Endsley believes the IESA’s track and field meet is a large reason many schools initially get involved with the IESA. Once they become members, schools realize how much more the association has to offer. With about 575 schools competing in the series this year, track and field is by far the most popular activity offered by the IESA. It is closely followed by both boys and girls basketball, with about 450 schools participating in each of those series.

The IESA most recently added bowling, golf and chess to its list of activities. In its first year, 40 member schools participated in golf. Now, golf has gained popularity with more than 100 schools. Bowling has seen an increase from five schools to more than 200, and about 750 students participate in chess.

“I thought that they would be successful, but they were more successful than I imagined,” Endsley said. “They’ve grown like crazy.”

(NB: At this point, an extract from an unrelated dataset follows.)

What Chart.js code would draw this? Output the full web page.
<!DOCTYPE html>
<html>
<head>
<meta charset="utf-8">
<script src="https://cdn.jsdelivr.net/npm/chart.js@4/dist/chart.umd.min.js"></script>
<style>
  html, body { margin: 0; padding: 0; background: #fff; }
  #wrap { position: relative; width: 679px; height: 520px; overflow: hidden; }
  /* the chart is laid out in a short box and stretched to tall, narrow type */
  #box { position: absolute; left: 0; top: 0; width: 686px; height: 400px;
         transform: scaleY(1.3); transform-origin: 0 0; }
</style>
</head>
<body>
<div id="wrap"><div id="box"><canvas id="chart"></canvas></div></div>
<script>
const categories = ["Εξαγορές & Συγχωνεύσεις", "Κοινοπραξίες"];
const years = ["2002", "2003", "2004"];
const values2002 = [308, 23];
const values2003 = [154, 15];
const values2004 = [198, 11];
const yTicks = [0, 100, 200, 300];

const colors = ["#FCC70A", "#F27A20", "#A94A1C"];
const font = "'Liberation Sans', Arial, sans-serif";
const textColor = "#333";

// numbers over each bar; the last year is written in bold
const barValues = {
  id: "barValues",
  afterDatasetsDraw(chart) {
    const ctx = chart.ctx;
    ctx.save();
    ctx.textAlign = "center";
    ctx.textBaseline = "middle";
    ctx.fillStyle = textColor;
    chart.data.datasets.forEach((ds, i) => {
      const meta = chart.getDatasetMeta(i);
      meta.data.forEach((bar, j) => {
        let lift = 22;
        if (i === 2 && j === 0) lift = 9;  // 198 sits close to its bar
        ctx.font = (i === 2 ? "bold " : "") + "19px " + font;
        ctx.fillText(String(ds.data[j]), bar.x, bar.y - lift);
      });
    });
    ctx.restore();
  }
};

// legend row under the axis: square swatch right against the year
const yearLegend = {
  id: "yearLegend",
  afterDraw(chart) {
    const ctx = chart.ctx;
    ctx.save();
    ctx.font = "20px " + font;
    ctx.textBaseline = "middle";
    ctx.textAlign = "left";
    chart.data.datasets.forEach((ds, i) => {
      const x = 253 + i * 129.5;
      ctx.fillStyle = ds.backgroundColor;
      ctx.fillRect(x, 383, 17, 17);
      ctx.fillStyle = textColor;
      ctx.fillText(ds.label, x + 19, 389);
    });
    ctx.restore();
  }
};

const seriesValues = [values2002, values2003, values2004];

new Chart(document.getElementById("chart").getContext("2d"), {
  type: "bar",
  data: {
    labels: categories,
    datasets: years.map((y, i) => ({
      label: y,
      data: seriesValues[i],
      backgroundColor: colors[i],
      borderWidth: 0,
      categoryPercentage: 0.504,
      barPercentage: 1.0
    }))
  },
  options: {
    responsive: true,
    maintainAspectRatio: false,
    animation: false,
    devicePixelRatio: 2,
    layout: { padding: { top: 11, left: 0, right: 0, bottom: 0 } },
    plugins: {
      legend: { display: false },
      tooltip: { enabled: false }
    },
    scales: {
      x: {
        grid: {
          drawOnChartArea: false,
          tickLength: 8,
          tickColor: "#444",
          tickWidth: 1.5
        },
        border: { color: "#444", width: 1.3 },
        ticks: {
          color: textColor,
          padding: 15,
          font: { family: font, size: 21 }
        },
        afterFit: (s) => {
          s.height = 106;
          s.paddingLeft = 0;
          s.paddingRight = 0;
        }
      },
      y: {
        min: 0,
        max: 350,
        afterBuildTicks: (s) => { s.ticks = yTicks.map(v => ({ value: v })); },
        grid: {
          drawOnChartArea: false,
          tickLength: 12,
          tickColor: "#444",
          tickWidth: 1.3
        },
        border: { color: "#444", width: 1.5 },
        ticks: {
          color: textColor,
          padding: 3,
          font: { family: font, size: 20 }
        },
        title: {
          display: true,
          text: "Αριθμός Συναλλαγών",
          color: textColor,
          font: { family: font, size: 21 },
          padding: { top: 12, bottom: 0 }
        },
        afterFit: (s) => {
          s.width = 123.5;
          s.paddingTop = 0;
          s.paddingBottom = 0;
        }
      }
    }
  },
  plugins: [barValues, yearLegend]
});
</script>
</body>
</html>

The IESA does not currently sanction a soccer series because many middle schoolers play at the club level, rather than on school teams, but Endsley said a soccer series could be in the IESA’s future. It is considered an emerging sport, and an IESA committee is keeping tabs on school interest. Endsley said that, rather than providing a soccer series without knowing how many schools will play, the IESA would rather wait for schools to approach and ask for a soccer series. The IESA is taking the same approach with boys volleyball.

Some of the IESA’s challenges are unique to the association because of the fact it works exclusively with middle schoolers. Endsley said that one of the most difficult situations the IESA handles is unsportsmanlike conduct. For many students, middle school is their first time playing on a school sports team. In addition, many coaches and referees first start their careers by working with middle school students before moving up to the high school and college levels. When pairing young players, parents new to the sport, first or second-time coaches and newer, inexperienced referees, Endsley said, it creates perfect conditions for problems to arise.

“You throw all those people together and expect them to work it out,” Endsley said. “You’re going to have a little bit of difficulty. It definitely can work, and most of the time it does. But when those things come together, it can be challenging.”

Endsley said he believes kids at the middle school level have a more difficult time with issues like sportsmanship due to their age and maturity level. IESA policy states that players ejected from games for engaging in unsportsmanlike behavior must sit out the next game. Coaches ejected from games for unsportsmanlike behavior must sit out two games.

Another difference between the IESA and high school associations can be seen in the IESA’s speech competition. Endsley said it is different from a lot of high school speech and debate competitions because it is less competitive. Students can recite solos, duets and improvisations, among other forms of speech. The speech competition and another event – Scholastic Bowl – are two of the IESA’s most popular non-sports activities.

Endsley said that Scholastic Bowl is another chance for students not in athletics to compete in a state series. Nearly 400 schools participate in the Scholastic Bowl each year. Two teams of five students compete against each other in a jeopardy-style competition that takes place from winter to spring. By the first week of May, 16 teams will advance to the finals.

Endsley said the IESA works with the Illinois High School Association and tries to prepare students for high school. The IESA wants to expand to provide more activities for schools and students, and the association’s first priority is to offer activities that are conducted in a safe and professional manner.

“We do things the right way and we try to do what’s best for our schools,” Endsley said. “We keep students at the center of our decision-making. Our goal is that we can continue to do these things for students and they become well-rounded and prepared to move on to the high school level.”